On a basic level, the pattern of this world is no different than it ever has been.  We have been separating ourselves from God’s standards since, well, forever.  The gap is more gaping but the pattern hasn’t changed.  Influences of this world want our minds, our lives, our hearts to be conformed to their patterns, their ways of thinking, their lifestyles, their preferences.  That is why it is so critical that WE and our kids are shaping our ideas about culture and responses to culture by reading His Word, allowing Him to shape all of our thoughts so as words filter through, they can be either labeled as Truth or as lies— or just plain nonsense.  I have wondered many times how many of my thoughts/ideas are conformed to this world and I don’t even realize it—and worse, if I am passing on Krista-isms on to Julia and Brighton.
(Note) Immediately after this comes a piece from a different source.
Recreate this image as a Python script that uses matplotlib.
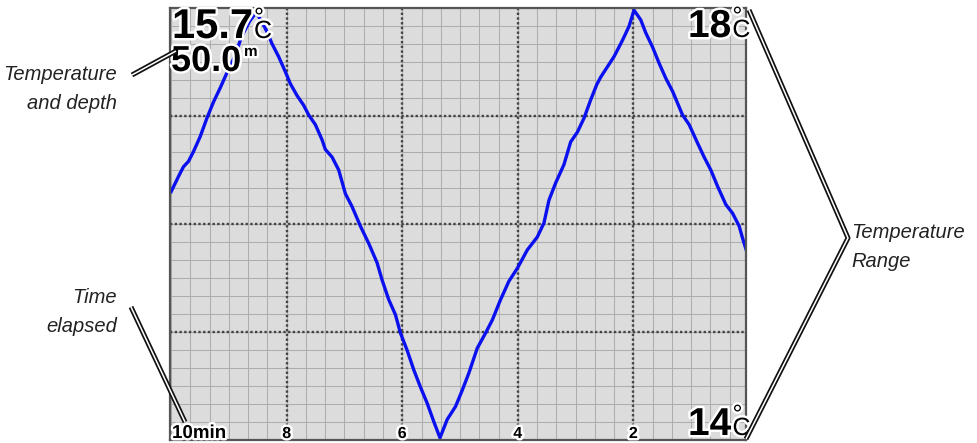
import matplotlib
matplotlib.use("Agg")
import matplotlib.pyplot as plt
import matplotlib.patheffects as pe
import numpy as np

# water temperature log, minutes before now vs degrees C
minutes = [10.00, 9.873, 9.787, 9.700, 9.614, 9.497, 9.381, 9.267, 9.151, 9.035,
           8.891, 8.804, 8.747, 8.640, 8.527, 8.428, 8.341, 8.255, 8.140, 8.024,
           7.938, 7.822, 7.707, 7.620, 7.504, 7.388, 7.331, 7.215, 7.100, 6.984,
           6.868, 6.724, 6.580, 6.435, 6.348, 6.234, 6.118, 6.031, 5.915, 5.801,
           5.685, 5.568, 5.454, 5.347, 5.222, 5.078, 4.962, 4.847, 4.702, 4.558,
           4.442, 4.298, 4.154, 4.008, 3.835, 3.662, 3.547, 3.461, 3.345, 3.201,
           3.085, 2.969, 2.854, 2.738, 2.634, 2.565, 2.334, 2.189, 2.075, 1.988,
           1.872, 1.785, 1.669, 1.555, 1.439, 1.322, 1.149, 1.034, 0.889, 0.775,
           0.659, 0.543, 0.399, 0.283, 0.168, 0.110, 0.035]
temps = [16.30, 16.44, 16.53, 16.58, 16.67, 16.81, 16.98, 17.13, 17.26, 17.40,
         17.56, 17.70, 17.77, 17.88, 17.96, 17.87, 17.78, 17.67, 17.55, 17.41,
         17.30, 17.19, 17.10, 17.01, 16.92, 16.78, 16.69, 16.62, 16.50, 16.28,
         16.16, 15.98, 15.82, 15.64, 15.48, 15.30, 15.16, 14.99, 14.83, 14.65,
         14.49, 14.34, 14.17, 14.02, 14.19, 14.31, 14.46, 14.62, 14.85, 14.99,
         15.11, 15.30, 15.47, 15.59, 15.76, 15.88, 16.01, 16.22, 16.38, 16.55,
         16.76, 16.85, 16.98, 17.15, 17.29, 17.36, 17.55, 17.70, 17.83, 17.98,
         17.89, 17.77, 17.64, 17.49, 17.35, 17.23, 17.01, 16.92, 16.75, 16.62,
         16.50, 16.35, 16.18, 16.10, 15.98, 15.87, 15.74]

t_min, t_max = 14, 18
time_ticks = [8, 6, 4, 2]
current_temp = "15.7"
current_depth = "50.0"

W, H = 977, 443
fig = plt.figure(figsize=(W / 100, H / 100), dpi=100)
fig.patch.set_facecolor("white")

ax = fig.add_axes([170 / W, 3 / H, 576 / W, 432 / H])
ax.set_facecolor("#dcdcdc")
ax.set_xlim(10.02, 0.05)
ax.set_ylim(t_min, t_max)

# minor grid: 6 steps per major division
for v in np.arange(10, 0, -1 / 3):
    ax.axvline(v, color="#adadad", lw=0.75, zorder=1)
for v in np.arange(t_min, t_max, 1 / 6):
    ax.axhline(v, color="#adadad", lw=0.75, zorder=1)
for v in time_ticks:
    ax.axvline(v, color="#444444", lw=1.7, ls=(0, (1, 1)), zorder=2)
for v in range(t_min + 1, t_max):
    ax.axhline(v, color="#444444", lw=1.7, ls=(0, (1, 1)), zorder=2)

ax.plot(minutes, temps, color="#0a10ee", lw=2.4, zorder=3, solid_joinstyle="round")

ax.set_xticks([])
ax.set_yticks([])
for s in ax.spines.values():
    s.set_color("#555555")
    s.set_linewidth(1.6)
    s.set_zorder(5)

# overlay in pixel coordinates for readouts and callouts
ov = fig.add_axes([0, 0, 1, 1], facecolor="none")
ov.set_xlim(0, W)
ov.set_ylim(H, 0)
ov.axis("off")

outline = [pe.withStroke(linewidth=3.5, foreground="white")]
bold = dict(family="Liberation Sans", weight="bold", color="black",
            path_effects=outline, zorder=6)


def readout(x, base, value, size):
    t = ov.text(x, base, value, fontsize=size, va="baseline", ha="left", **bold)
    fig.canvas.draw()
    right = t.get_window_extent().x1
    # degree sign stacked over the C
    ov.text(right + 1, base, "°\nC", fontsize=18, va="baseline", ha="left",
            linespacing=0.42, multialignment="left", family="Liberation Sans",
            color="black", path_effects=outline, zorder=6)


readout(172, 38, current_temp, 30)
ov.text(171, 71, current_depth, fontsize=26, va="baseline", ha="left", **bold)
ov.text(244, 56, "m", fontsize=11, va="baseline", ha="left", **bold)
readout(688, 37, str(t_max), 28)
readout(688, 435, str(t_min), 28)

ov.text(172, 438, "10min", fontsize=13.5, va="baseline", ha="left", **bold)
for v in time_ticks:
    x = ax.transData.transform((v, t_min))[0]
    ov.text(x, 438, str(v), fontsize=11.5, va="baseline", ha="center", **bold)


def callout(pts):
    xs, ys = zip(*pts)
    ov.plot(xs, ys, color="#111111", lw=3.6, solid_capstyle="butt", zorder=7)
    ov.plot(xs, ys, color="white", lw=1.1, solid_capstyle="butt", zorder=7)


callout([(132, 75), (176, 51)])
callout([(131, 307), (185, 422)])
callout([(749, 10), (848, 238), (746, 439)])

label = dict(family="Liberation Sans", style="italic", fontsize=14.5, color="#222222")
ov.text(117, 80, "Temperature", ha="right", va="baseline", **label)
ov.text(117, 109, "and depth", ha="right", va="baseline", **label)
ov.text(117, 303, "Time", ha="right", va="baseline", **label)
ov.text(117, 332, "elapsed", ha="right", va="baseline", **label)
ov.text(851, 238, "Temperature", ha="left", va="baseline", **label)
ov.text(851, 267, "Range", ha="left", va="baseline", **label)

fig.savefig("out.png", dpi=100)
I pray often that any darkness in me would be revealed by the light of His Word.



I previewed a show the other day the kids were interested in watching and was intrigued by two things:  It was a GREAT show-- good writing, interesting characters, complex plot.  Number 2- However, even in the first episode {the only one I watched}, the agenda was clear.  Blur the lines between right and wrong.  “There is no right or wrong”.  One character had an attribute that was forbidden in his surroundings -- punishable by execution -- and as he struggles with it, he tells a confidante, “I was born this way.”  And later, “I am not a monster, am I? Tell me why I am like this.”  And later, "It just happens.”  It’s a little like the problem I had with the really good movie Inside Out.  I SO wanted the little girl to have some CONTROL over her emotions- for HER to be able to choose and not be victim to the whims of her emotions.  We do have choices, right?  Our culture is ALL ABOUT choice, yes?  The writers are masters at conjuring up empathy for these characters.  We’ve just got to be mature enough to discern whether it’s a healthy empathy or not— and coach this in our kids.

These are subtle and blatant messages that paper the walls of our kids’ minds.  Our minds.  A steady diet of what we see on any screen will AFFECT THE WAY WE THINK- translating into responses or reactions and become the way we live.  And all of that influences greatly every relationship we have-- whether with a spouse, a boyfriend, a son or daughter, a friend, co-worker, our parents, the cashier or the waiter.


I love the kids my children get to hang out with.  These sweet faces are just one more motivation for my kids to be GOOD friends and an influence that blesses these people. 

This is why I can’t forget why I do some of the things I do-- WHY it’s important for my family to be in His Word regularly, WHY I preview things, WHY I review things with trusted sites, WHY I talk through things with my kids so I can hear how they understand something--in light of what they’ve been taught-- or what they’ve caught.  They need to be able to recognize the pattern of this world for themselves and be diligent to renew their minds all day long.

I want their “transformation” to be a heart decision because of time spent in His Word and not a behavioral modification to please me.  I want their non-conformity to be their heart’s desire birthed from their love for the Savior and not because they get to keep their privileges.  The good news is that I can’t create this.  I can direct, coach, advise the “heart why”-- but I can’t create these kinds of desires.  The Holy Spirit through His Word can.

“Blessed are those who hunger and thirst for righteousness, for they will be filled.”
Matthew 5:6
“Delight yourself in the LORD and he will give you the desires of your heart.”
Psalm 37:4

Only He can conjure up this kind of appetite.  I pray it will be so in my kids.